Give back every line exactly as it appears, pictures excluded.

__Data__:
* * * * *

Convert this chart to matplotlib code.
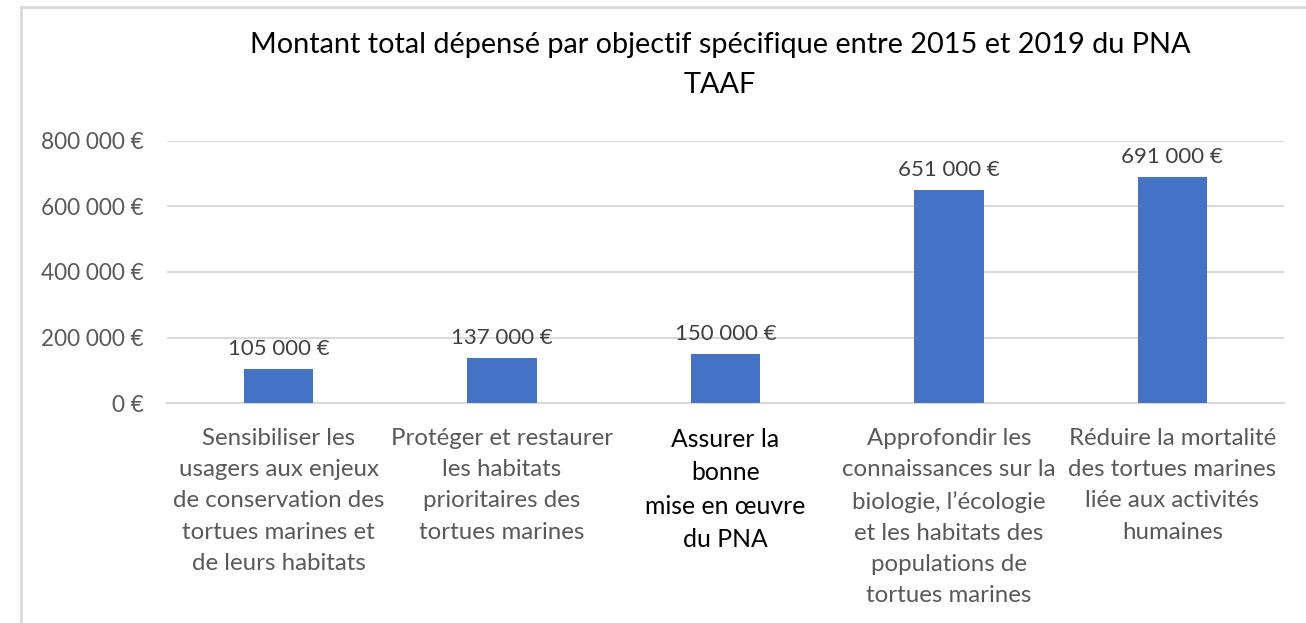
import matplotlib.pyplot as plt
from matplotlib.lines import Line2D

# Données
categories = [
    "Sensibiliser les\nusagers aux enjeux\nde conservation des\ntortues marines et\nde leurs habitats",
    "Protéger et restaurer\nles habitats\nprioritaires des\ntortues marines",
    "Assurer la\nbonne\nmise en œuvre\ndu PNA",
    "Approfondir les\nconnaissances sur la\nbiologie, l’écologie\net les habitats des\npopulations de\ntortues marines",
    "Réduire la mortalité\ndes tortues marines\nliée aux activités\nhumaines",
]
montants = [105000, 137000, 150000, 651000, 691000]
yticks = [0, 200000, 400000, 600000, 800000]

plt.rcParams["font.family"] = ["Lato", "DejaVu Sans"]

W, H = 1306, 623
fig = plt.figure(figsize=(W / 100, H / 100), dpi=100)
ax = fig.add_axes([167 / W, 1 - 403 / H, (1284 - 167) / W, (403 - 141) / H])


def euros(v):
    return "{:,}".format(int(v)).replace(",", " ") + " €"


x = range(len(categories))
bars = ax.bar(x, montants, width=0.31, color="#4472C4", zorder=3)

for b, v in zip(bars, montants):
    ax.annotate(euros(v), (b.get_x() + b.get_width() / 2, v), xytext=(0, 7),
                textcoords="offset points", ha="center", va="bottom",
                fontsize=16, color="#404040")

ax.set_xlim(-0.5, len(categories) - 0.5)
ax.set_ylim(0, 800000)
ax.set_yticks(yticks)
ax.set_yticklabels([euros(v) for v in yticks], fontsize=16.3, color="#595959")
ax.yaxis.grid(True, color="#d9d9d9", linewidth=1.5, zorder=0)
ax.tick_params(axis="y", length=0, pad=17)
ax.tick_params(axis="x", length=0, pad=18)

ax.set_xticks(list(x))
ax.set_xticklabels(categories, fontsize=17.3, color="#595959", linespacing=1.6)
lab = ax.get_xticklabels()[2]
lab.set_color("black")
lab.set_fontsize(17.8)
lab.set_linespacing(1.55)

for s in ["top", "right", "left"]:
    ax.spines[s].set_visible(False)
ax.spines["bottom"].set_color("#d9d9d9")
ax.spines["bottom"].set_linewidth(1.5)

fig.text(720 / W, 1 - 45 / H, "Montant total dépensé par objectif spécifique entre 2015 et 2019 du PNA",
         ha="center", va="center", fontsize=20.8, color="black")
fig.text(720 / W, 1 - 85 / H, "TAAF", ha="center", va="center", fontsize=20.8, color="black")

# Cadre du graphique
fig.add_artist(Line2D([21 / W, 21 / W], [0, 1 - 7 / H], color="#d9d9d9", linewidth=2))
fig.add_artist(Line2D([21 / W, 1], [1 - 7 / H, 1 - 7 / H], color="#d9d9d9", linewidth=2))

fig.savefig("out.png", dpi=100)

* * * * *

__Answer below__:
Convert this chart to matplotlib code.
import matplotlib.pyplot as plt
from matplotlib.lines import Line2D

# Données
categories = [
    "Sensibiliser les\nusagers aux enjeux\nde conservation des\ntortues marines et\nde leurs habitats",
    "Protéger et restaurer\nles habitats\nprioritaires des\ntortues marines",
    "Assurer la\nbonne\nmise en œuvre\ndu PNA",
    "Approfondir les\nconnaissances sur la\nbiologie, l’écologie\net les habitats des\npopulations de\ntortues marines",
    "Réduire la mortalité\ndes tortues marines\nliée aux activités\nhumaines",
]
montants = [105000, 137000, 150000, 651000, 691000]
yticks = [0, 200000, 400000, 600000, 800000]

plt.rcParams["font.family"] = ["Lato", "DejaVu Sans"]

W, H = 1306, 623
fig = plt.figure(figsize=(W / 100, H / 100), dpi=100)
ax = fig.add_axes([167 / W, 1 - 403 / H, (1284 - 167) / W, (403 - 141) / H])


def euros(v):
    return "{:,}".format(int(v)).replace(",", " ") + " €"


x = range(len(categories))
bars = ax.bar(x, montants, width=0.31, color="#4472C4", zorder=3)

for b, v in zip(bars, montants):
    ax.annotate(euros(v), (b.get_x() + b.get_width() / 2, v), xytext=(0, 7),
                textcoords="offset points", ha="center", va="bottom",
                fontsize=16, color="#404040")

ax.set_xlim(-0.5, len(categories) - 0.5)
ax.set_ylim(0, 800000)
ax.set_yticks(yticks)
ax.set_yticklabels([euros(v) for v in yticks], fontsize=16.3, color="#595959")
ax.yaxis.grid(True, color="#d9d9d9", linewidth=1.5, zorder=0)
ax.tick_params(axis="y", length=0, pad=17)
ax.tick_params(axis="x", length=0, pad=18)

ax.set_xticks(list(x))
ax.set_xticklabels(categories, fontsize=17.3, color="#595959", linespacing=1.6)
lab = ax.get_xticklabels()[2]
lab.set_color("black")
lab.set_fontsize(17.8)
lab.set_linespacing(1.55)

for s in ["top", "right", "left"]:
    ax.spines[s].set_visible(False)
ax.spines["bottom"].set_color("#d9d9d9")
ax.spines["bottom"].set_linewidth(1.5)

fig.text(720 / W, 1 - 45 / H, "Montant total dépensé par objectif spécifique entre 2015 et 2019 du PNA",
         ha="center", va="center", fontsize=20.8, color="black")
fig.text(720 / W, 1 - 85 / H, "TAAF", ha="center", va="center", fontsize=20.8, color="black")

# Cadre du graphique
fig.add_artist(Line2D([21 / W, 21 / W], [0, 1 - 7 / H], color="#d9d9d9", linewidth=2))
fig.add_artist(Line2D([21 / W, 1], [1 - 7 / H, 1 - 7 / H], color="#d9d9d9", linewidth=2))

fig.savefig("out.png", dpi=100)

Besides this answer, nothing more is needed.